Load levy duty to rise by 20% for majority of hauliers
Yet again, the government hits hauliers, just when they need the most help.
The recent announcement by Transport Minister Jesse Norman’s confirms that in less than twelve months’ time, the majority of haulage operators will have to pay an additional 20% towards the HGV Road User Levy. An increase that many can ill afford to bear.
Commenting, RHA chief executive, Richard Burnett said:
“We’re at a complete loss as to understand Government’s latest decision to inflict yet more pain with another tax hike on hauliers.
“Road transport operators have made huge strides in adopting cleaner air technologies. Despite this, Government has made it very clear it has no interest in either acknowledging that progress, or in supporting the industry on its journey to an emissions-free future.

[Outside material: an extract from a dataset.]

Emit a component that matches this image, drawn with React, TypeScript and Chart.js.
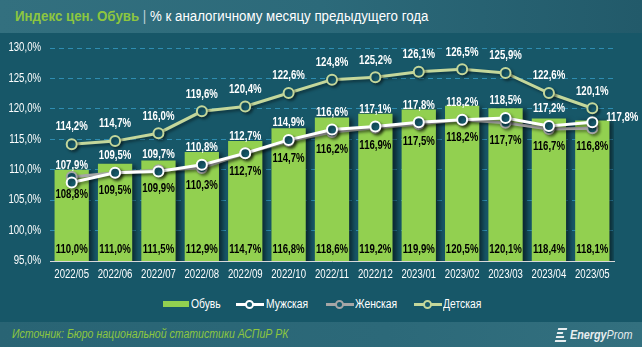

“Of course, we all want clean air,” continued Richard Burnett. “But we consider it grossly unfair that Government uses clean air policies to justify squeezing money out of already cash-strapped hauliers to plug financial gaps elsewhere. Where is the incentive? What’s needed is a realistic scrappage scheme that supports our industry during this transition, not a penal approach.”
How does this help the Haulage industry?
The Head of UK Policy at FTA, Christopher Snelling, mentioned that any reduction in levy for the Euro 6 vehicles was good news. However this is offset by the increase for Euro 5 and earlier vehicles, and it will impact small and medium-sized businesses who:
“already face increased costs as they need to upgrade to Euro 6 vehicle early to be compliant with the planned Clean Air Zones.
“It hurts them because the re-sale value of their slightly older lorries, the Euro 4 and 5s, has fallen so much – making the jump to afford a new Euro 6 so much greater.
“The government’s approach to cleaner air risks putting some smaller hauliers’ livelihoods at risk for only a temporary gain on air quality. The reform of the levy was an opportunity to help, and for the most part the Government has failed to take it.”
Mr Burnett concluded with:
“This latest move is aggressive, anti-business and does nothing to reassure the industry responsible for moving 90% of the economy that it’s doing a great job. With Brexit looming this industry needs some good news, the reality is that this latest announcement amounts to little more than delivering another kick to an industry already on its knees”.